Wrap the event value in DSTrackableEvent before sending it. Every send() call in PubSubLayer2 is decorated with @TrackEvent, which appends self to the event's .publishers list as the event passes through each node. After the simulation runs, .publishers contains the complete traversal trail in order.

from dssim import DSSimulation, DSTrackableEvent

sim = DSSimulation()

# Two-hop delay chain: source → delay1 → delay2 → sink
delay1 = sim.delay(1.0, name='delay1')
delay2 = sim.delay(2.0, name='delay2')

received = []
sink = sim.callback(lambda e: received.append(e), name='sink')

# Wire the chain
delay1.tx.add_subscriber(delay2.rx, delay1.tx.Phase.CONSUME)
delay2.tx.add_subscriber(sink,      delay2.tx.Phase.CONSUME)

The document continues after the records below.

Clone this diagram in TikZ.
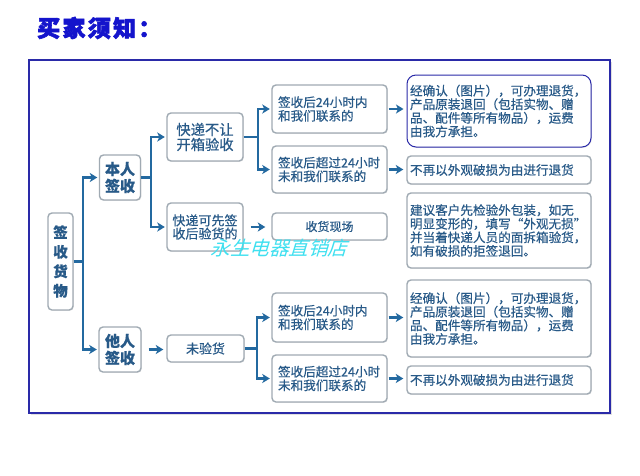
\documentclass[tikz,border=0pt]{standalone}
\usepackage{fontspec}
\setmainfont[FakeBold=0.5]{Noto Sans CJK SC}
\newfontfamily\wmfont[FakeSlant=0.3]{Noto Sans CJK SC}
\newfontfamily\titlefont[FakeBold=2.5,LetterSpace=10]{Noto Sans CJK SC}
\usetikzlibrary{arrows.meta,shadows}
\definecolor{conn}{HTML}{2369A0}
\definecolor{txt}{HTML}{285A88}
\definecolor{boxline}{HTML}{A0AAB3}
\definecolor{titleblue}{HTML}{1414CC}
\definecolor{frameblue}{HTML}{2A2AA8}
\definecolor{wm}{HTML}{3FE0F0}
\tikzset{
  box/.style={draw=boxline, line width=1.4pt, rounded corners=4pt, fill=white,
    text=txt, inner sep=0pt, align=center,
    drop shadow={shadow xshift=0.8pt, shadow yshift=-0.8pt, fill=black!20, opacity=0.5}},
  lbox/.style={box, align=left, inner xsep=6pt},
  rbox/.style={box, align=left, inner xsep=3pt},
  conline/.style={draw=conn, line width=2.3pt},
  arr/.style={conline, -{Stealth[length=7.5pt,width=9pt,inset=2pt]}},
  midf/.style={font=\fontsize{12.6}{13.6}\selectfont},
}
\begin{document}
\begin{tikzpicture}[x=1pt,y=-1pt]
\useasboundingbox[fill=white] (0,0) rectangle (640,475);
% title
\node[anchor=west, text=titleblue, font=\titlefont\bfseries\fontsize{23}{23}\selectfont, inner sep=0pt] (title) at (37,28) {买家须知：};
% outer frame
\fill[black!12] (31,62) rectangle (612,415);
\draw[draw=frameblue, line width=1.2pt, fill=white] (29,60) rectangle (610,413);
% column 1
\node[box, minimum width=25pt, minimum height=97pt, font=\bfseries\fontsize{14.5}{19.5}\selectfont] (root) at (60.5,261.5) {签\\收\\货\\物};
% column 2
\node[box, minimum width=41pt, minimum height=45pt, font=\bfseries\fontsize{15}{17}\selectfont] (benren) at (120,177.5) {本人\\签收};
\node[box, minimum width=42pt, minimum height=45pt, font=\bfseries\fontsize{15}{17}\selectfont] (taren) at (120,349.5) {他人\\签收};
% column 3
\node[box, minimum width=76pt, minimum height=48pt, font=\fontsize{14.3}{15}\selectfont] (k1) at (205,137) {快递不让\\开箱验收};
\node[box, minimum width=76pt, minimum height=48pt, font=\fontsize{13}{13.2}\selectfont] (k2) at (205,227) {快递可先签\\收后验货的};
\node[box, minimum width=77pt, minimum height=27pt, font=\fontsize{13}{14}\selectfont] (wei) at (205.5,348.5) {未验货};
% column 4
\node[lbox, text width=103pt, minimum height=48pt, midf] (a1) at (329.5,109) {签收后24小时内\\和我们联系的};
\node[lbox, text width=103pt, minimum height=47pt, midf] (a2) at (329.5,169.5) {签收后超过24小时\\未和我们联系的};
\node[box, minimum width=115pt, minimum height=27pt, font=\fontsize{12}{13}\selectfont] (a3) at (329.5,226.5) {收货现场};
\node[lbox, text width=103pt, minimum height=49pt, midf] (a4) at (329.5,317.5) {签收后24小时内\\和我们联系的};
\node[lbox, text width=103pt, minimum height=47pt, midf] (a5) at (329.5,378.5) {签收后超过24小时\\未和我们联系的};
% column 5
\node[rbox, draw=frameblue, line width=1pt, rounded corners=9pt, text width=178pt, minimum height=72pt, midf] (r1) at (499,111) {经确认（图片），可办理退货，\\产品原装退回（包括实物、赠\\品、配件等所有物品），运费\\由我方承担。};
\node[rbox, text width=178pt, minimum height=28pt, midf] (r2) at (499,170) {不再以外观破损为由进行退货};
\node[rbox, text width=178pt, minimum height=75pt, midf] (r3) at (499,230.5) {建议客户先检验外包装，如无\\明显变形的，填写“外观无损”\\并当着快递人员的面拆箱验货，\\如有破损的拒签退回。};
\node[rbox, text width=178pt, minimum height=77pt, midf] (r4) at (499,318.5) {经确认（图片），可办理退货，\\产品原装退回（包括实物、赠\\品、配件等所有物品），运费\\由我方承担。};
\node[rbox, text width=178pt, minimum height=28pt, midf] (r5) at (499,380) {不再以外观破损为由进行退货};
% forks
\coordinate (f1) at ([xshift=9pt]root.east);
\draw[conline] (root.east) -- (f1);
\draw[arr, shorten >=1.5pt] (f1) |- (benren.west);
\draw[arr, shorten >=1.5pt] (f1) |- (taren.west);
\coordinate (f2) at ([xshift=9.5pt]benren.east);
\draw[conline] (benren.east) -- (f2);
\draw[arr, shorten >=1.5pt] (f2) |- (k1.west);
\draw[arr, shorten >=1.5pt] (f2) |- (k2.west);
\coordinate (f3) at ([xshift=14pt]k1.east);
\draw[conline] (k1.east) -- (f3);
\draw[arr, shorten >=1.5pt] (f3) |- (a1.west);
\draw[arr, shorten >=1.5pt] (f3) |- (a2.west);
\coordinate (f4) at ([xshift=12.5pt]wei.east);
\draw[conline] (wei.east) -- (f4);
\draw[arr, shorten >=1.5pt] (f4) |- (a4.west);
\draw[arr, shorten >=1.5pt] (f4) |- (a5.west);
% straight arrows
\draw[arr, shorten <=7pt, shorten >=3pt] (taren.east) -- (taren.east -| wei.west);
\draw[arr, shorten <=7pt, shorten >=6pt] (k2.east) -- (k2.east -| a3.west);
\draw[arr, shorten <=1pt, shorten >=3pt] (a1.east) -- (a1.east -| r1.west);
\draw[arr, shorten <=1pt, shorten >=3pt] (a2.east) -- (a2.east -| r2.west);
\draw[arr, shorten <=1pt, shorten >=3pt] (a4.east) -- (a4.east -| r4.west);
\draw[arr, shorten <=1pt, shorten >=3pt] (a5.east) -- (a5.east -| r5.west);
% watermark
\node[text=wm, font=\wmfont\fontsize{19.5}{19.5}\selectfont, inner sep=0pt] (wmark) at (279,248) {永生电器直销店};
\end{tikzpicture}
\end{document}
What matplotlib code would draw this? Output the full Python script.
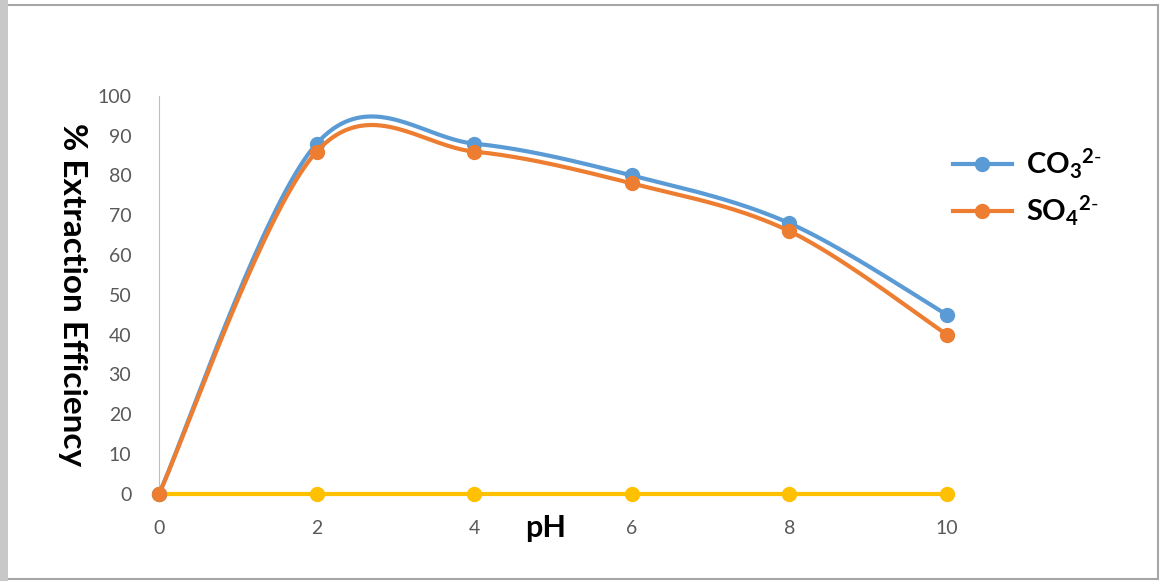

# Wrap the event so it tracks its path
event = DSTrackableEvent("my_packet")
sim.signal(event, delay1.rx)

last_event_time, _ = sim.run(until=10)

print(f"arrived at t={last_event_time}")
print("traversal path:")
for node in event.publishers:
    print(f"  {node.name if hasattr(node, 'name') else node}")

Expected output:

arrived at t=3.0
traversal path:
  delay1.rx
  delay1.tx
  delay2.rx
  delay2.tx
  sink

What goes into .publishers

Every subscriber and publisher node whose send() was called with this event is appended — callbacks, processes, futures, and publishers alike. The list is ordered by actual call sequence, which reflects both the routing tier order (PRE before CONSUME) and the time-delayed hops.

Limitations

  • PubSubLayer2 only. DSTrackableEvent is accepted by LiteLayer2 for API compatibility — you can pass it without errors — but LiteLayer2's send() is not decorated with @TrackEvent, so the .publishers list will remain empty.
  • Same object must be forwarded. Components that copy or transform the event (creating a new object) break the trail at that point — only hops that pass the original DSTrackableEvent instance are tracked.
  • Not a replacement for probes. Probes give you statistics over many events; DSTrackableEvent gives you a single-event post-mortem trace. Use both when debugging complex routing.

8.8 Key Takeaways

  • Probes are attached via add_probe() or the factory methods (add_stats_probe(), add_ops_probe(), add_latency_probe(), add_flow_probe()) and detached via remove_probe().
  • Queue probes: QueueStatsProbe (occupancy, throughput), QueueOpsProbe (per-operation success/fail/blocked/timeout counts), QueueLatencyProbe (item stay time, blocked wait time).
  • Resource probes: ResourceStatsProbe (amount occupancy, preemption stats), ResourceFlowProbe (transfer rates, moved amounts), ResourceLatencyProbe (blocked wait time).
  • probe.reset() clears accumulated data; probe.close() stops collection.
  • Custom probes only need an attach(component) method; they can subscribe to any endpoint in PRE phase to remain non-intrusive.
  • For time-series sampling, pair a DSTimer with a callback that reads component state on each tick.
  • For single-event post-mortem tracing (e.g. debugging a forwarding chain), wrap the event in DSTrackableEvent and inspect .publishers after the run.